The three example above are substitutes for blocks overriding methods process_document, process_anode and process_zone, respectively.

You may need to store some ad hoc information within nodes (for which there is no official attribute designed). You can use so-called wild attributes for this purpose. They will be automatically serialized (into attribute wild_dump) before saving to a treex file.

 $node->wild->{name_of_my_new_attribute} = $value;
 $value = $node->wild->{name_of_my_new_attribute};

Task 5: Clause Patterns

Each sentence can be divided into (finite) clauses.

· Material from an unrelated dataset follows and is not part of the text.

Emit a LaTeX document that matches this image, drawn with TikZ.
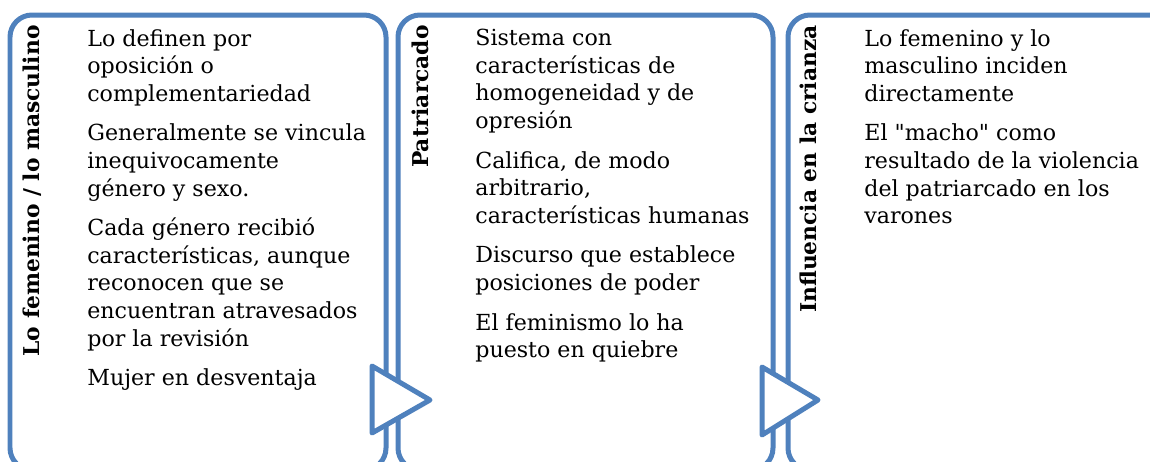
\documentclass[tikz,border=0pt]{standalone}
\usepackage{fontspec}
\setmainfont{DejaVu Serif}
\usetikzlibrary{positioning}
\definecolor{panelblue}{HTML}{4F81BD}

\begin{document}
\begin{tikzpicture}[x=0.02cm,y=-0.02cm,
  panel/.style={draw=panelblue, line width=0.1cm, rounded corners=0.44cm, fill=white},
  arrowhead/.style={draw=panelblue, line width=0.1cm, fill=white, line join=round},
  title/.style={rotate=90, anchor=east, inner sep=0pt, font=\bfseries\fontsize{12.4}{15}\selectfont},
  items/.style={anchor=north west, align=left, inner sep=0pt, font=\fontsize{12.6}{15.7}\selectfont}]
\useasboundingbox (0,0) rectangle (1150,461);
\clip (0,0) rectangle (1150,461);

% the three panels
\draw[panel] (10,15) rectangle (386,470);
\draw[panel] (398,15) rectangle (773,470);
\draw[panel] (788,15) rectangle (1170,470);

% titles
\node[title] (t1) at (32,25) {Lo femenino / lo masculino};
\node[title] (t2) at (420,25) {Patriarcado};
\node[title] (t3) at (808,25) {Influencia en la crianza};

% bodies
\node[items] (b1) at (87,29) {Lo definen por\\ oposición o\\ complementariedad\\[0.24cm]
Generalmente se vincula\\ inequivocamente\\ género y sexo.\\[0.24cm]
Cada género recibió\\ características, aunque\\ reconocen que se\\ encuentran atravesados\\ por la revisión\\[0.24cm]
Mujer en desventaja};
\node[items] (b2) at (475,29) {Sistema con\\ características de\\ homogeneidad y de\\ opresión\\[0.24cm]
Califica, de modo\\ arbitrario,\\ características humanas\\[0.24cm]
Discurso que establece\\ posiciones de poder\\[0.24cm]
El feminismo lo ha\\ puesto en quiebre};
\node[items] (b3) at (864,29) {Lo femenino y lo\\ masculino inciden\\ directamente\\[0.24cm]
El \textquotedbl macho\textquotedbl{} como\\ resultado de la violencia\\ del patriarcado en los\\ varones};

% arrows between panels
\draw[arrowhead] (372,366) -- (372,433) -- (430,400) -- cycle;
\draw[arrowhead] (762,367) -- (762,435) -- (818,400) -- cycle;
\end{tikzpicture}
\end{document}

For example: The man who wrote this tutorial was lazy and had not enough time, so he could finish it. This sentence has four clauses. The second clause is embedded into the first one. We can assign a clause_number to each token (tokens separating clauses get 0): 11222211033330444440. Based on the dependency tree, we can assign a clause_depth to each token with non-zero clause_number: 11222211 1111 22222. Using the clause_depths, we can define a clause pattern of a sentence: 12112. (The colors are added here only for better readability.) See PDT 2.5 documentation for details.

Download PDT 3.0 and extract clause patterns for the first ten files. Alternatively, you can use data/czeng[123].treex.gz and write your own heuristic block for assigning clause_numbers. Present a table (or a gnuplot picture) with a histogram (number of occurrences) of the clause patterns.